JD Samson of Le Tigre and MEN purveys DJ sets that emphasize queercentric hedonism. Seattle's Aos (aka Kayla Waldorf) is an up-and-coming producer of cerebral, atmospheric techno whose tracks are getting played by some of the world's most discerning selectors. England's Djrum is one of the most interesting, category-dissolving musicians working right now, as you can glean from the "#Ambient Gabber" tag on one of his SoundCloud tracks.

Carroll's criteria for booking Kremfest mirrors that which the venue exhibits year-round: "to provide a platform for intelligent, creative, and thoughtful art we believe in that brings people together." For Kremfest, these qualities get crammed into one extended weekend of edgy sounds, virtual-reality experiences, and art installations. "The crews who are part of the festival [DEPTH, Noise Complaint, SHOOK!, Studio 4/4, Tremulant, etc.] fit into this framework," Carroll says. "As a club, we're constantly learning and inspired by them."

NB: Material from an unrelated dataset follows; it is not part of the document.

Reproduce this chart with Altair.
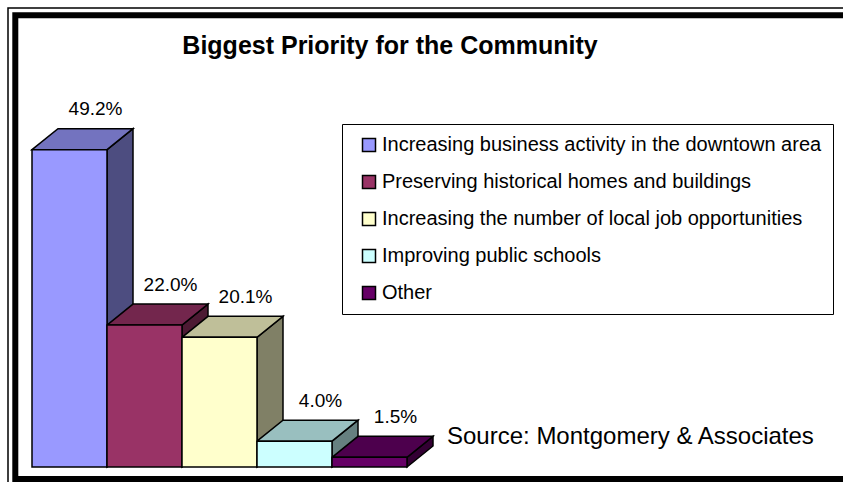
import altair as alt
import pandas as pd

# ---- data ----
categories = [
    "Increasing business activity in the downtown area",
    "Preserving historical homes and buildings",
    "Increasing the number of local job opportunities",
    "Improving public schools",
    "Other",
]
values = [49.2, 22.0, 20.1, 4.0, 1.5]
value_labels = ["49.2%", "22.0%", "20.1%", "4.0%", "1.5%"]
front_colors = ["#9999FF", "#993366", "#FFFFCC", "#CCFFFF", "#660066"]
top_colors = ["#7373BF", "#73264D", "#BFBF99", "#99BFBF", "#4D004D"]
side_colors = ["#4D4D80", "#4D1A33", "#808066", "#668080", "#330033"]
title_text = "Biggest Priority for the Community"
source_text = "Source: Montgomery & Associates"

FONT = "Liberation Sans, Arial, Helvetica, sans-serif"

# ---- geometry of the pseudo-3D bars (in data units) ----
BAR_PX = 75.0          # pixels per bar slot
PX_PER_PCT = 6.45      # pixels per percentage point
DX = 26.0 / BAR_PX     # depth, horizontal
DY = 21.0 / PX_PER_PCT # depth, vertical

X0 = -32.0 / BAR_PX
X1 = X0 + 843.0 / BAR_PX
Y0 = -(482.0 - 467.0) / PX_PER_PCT
Y1 = Y0 + 482.0 / PX_PER_PCT
xs = alt.Scale(domain=[X0, X1], nice=False, zero=False)
ys = alt.Scale(domain=[Y0, Y1], nice=False, zero=False)

front_rows, side_rows, top_rows, label_rows = [], [], [], []
for i, (c, v) in enumerate(zip(categories, values)):
    front_rows.append({"bar": i, "category": c, "x0": i, "x1": i + 1, "value": v, "base": 0.0})
    side_rows += [
        {"bar": i, "fill": side_colors[i], "x": i + 1, "lo": 0.0, "hi": v},
        {"bar": i, "fill": side_colors[i], "x": i + 1 + DX, "lo": DY, "hi": v + DY},
    ]
    top_rows += [
        {"bar": i, "fill": top_colors[i], "x": i, "lo": v, "hi": v},
        {"bar": i, "fill": top_colors[i], "x": i + DX, "lo": v, "hi": v + DY},
        {"bar": i, "fill": top_colors[i], "x": i + 1, "lo": v, "hi": v + DY},
        {"bar": i, "fill": top_colors[i], "x": i + 1 + DX, "lo": v + DY, "hi": v + DY},
    ]
    label_rows.append({"bar": i, "label": value_labels[i], "lx": i + 0.5 + DX, "ly": v + DY})

front_df = pd.DataFrame(front_rows)
side_df = pd.DataFrame(side_rows)
top_df = pd.DataFrame(top_rows)
label_df = pd.DataFrame(label_rows)
one = pd.DataFrame({"k": [0]})

side = alt.Chart(side_df).mark_area(
    stroke="black", strokeWidth=1.5, interpolate="linear", strokeJoin="miter"
).encode(
    x=alt.X("x:Q", scale=xs, axis=None),
    y=alt.Y("hi:Q", scale=ys, axis=None, stack=False),
    y2="lo:Q",
    detail="bar:N",
    color=alt.Color("fill:N", scale=None),
)

top = alt.Chart(top_df).mark_area(
    stroke="black", strokeWidth=1.5, interpolate="linear", strokeJoin="miter"
).encode(
    x=alt.X("x:Q", scale=xs, axis=None),
    y=alt.Y("hi:Q", scale=ys, axis=None, stack=False),
    y2="lo:Q",
    detail="bar:N",
    color=alt.Color("fill:N", scale=None),
)

front = alt.Chart(front_df).mark_rect(stroke="black", strokeWidth=1.5).encode(
    x=alt.X("x0:Q", scale=xs, axis=None),
    x2="x1:Q",
    y=alt.Y("value:Q", scale=ys, axis=None),
    y2="base:Q",
    color=alt.Color(
        "category:N",
        scale=alt.Scale(domain=categories, range=front_colors),
        legend=alt.Legend(
            title=None,
            orient="none",
            legendX=342,
            legendY=124,
            direction="vertical",
            symbolType="square",
            symbolSize=169,
            symbolStrokeColor="black",
            symbolStrokeWidth=1.5,
            symbolOffset=6,
            labelFont=FONT,
            labelFontSize=20,
            labelColor="black",
            labelLimit=700,
            labelOffset=3,
            rowPadding=17,
            padding=11,
            strokeColor="black",
            fillColor="white",
        ),
    ),
)

labels = alt.Chart(label_df).mark_text(
    font=FONT, fontSize=19, color="black", align="center", baseline="alphabetic", dy=-13.5
).encode(
    x=alt.X("lx:Q", scale=xs, axis=None),
    y=alt.Y("ly:Q", scale=ys, axis=None),
    text="label:N",
)

title = alt.Chart(one).mark_text(
    text=title_text, font=FONT, fontSize=25, fontWeight="bold", color="black",
    align="center", baseline="alphabetic",
).encode(x=alt.value(390), y=alt.value(54))

source = alt.Chart(one).mark_text(
    text=source_text, font=FONT, fontSize=24, color="black",
    align="left", baseline="alphabetic",
).encode(x=alt.value(447), y=alt.value(444))

frame_thin = alt.Chart(one).mark_rect(fill="transparent", stroke="black", strokeWidth=1.5).encode(
    x=alt.value(8), x2=alt.value(870), y=alt.value(8), y2=alt.value(490)
)
frame_thick = alt.Chart(one).mark_rect(fill="transparent", stroke="black", strokeWidth=6).encode(
    x=alt.value(15.3), x2=alt.value(860), y=alt.value(15.3), y2=alt.value(479)
)

chart = alt.layer(
    frame_thin, frame_thick, side, top, front, labels, title, source
).properties(
    width=843,
    height=482,
    padding=0,
    background="white",
    autosize=alt.AutoSizeParams(type="none"),
).configure_view(strokeWidth=0)

chart.save("out.html", embed_options={"renderer": "svg", "actions": False})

Carroll hopes that Kremfest will lure more newcomers to the Kremwerk & Timbre Room Complex in addition to "subvert[ing] the common perception of what a 'nightclub' is. Our venue has a close affinity to the spaces electronic dance music was birthed in, which are in stark contrast to the EDM nightclubs that unfortunately are all too common now. We hope new faces at the club see that there is a fundamental difference and have a great time while realizing this!"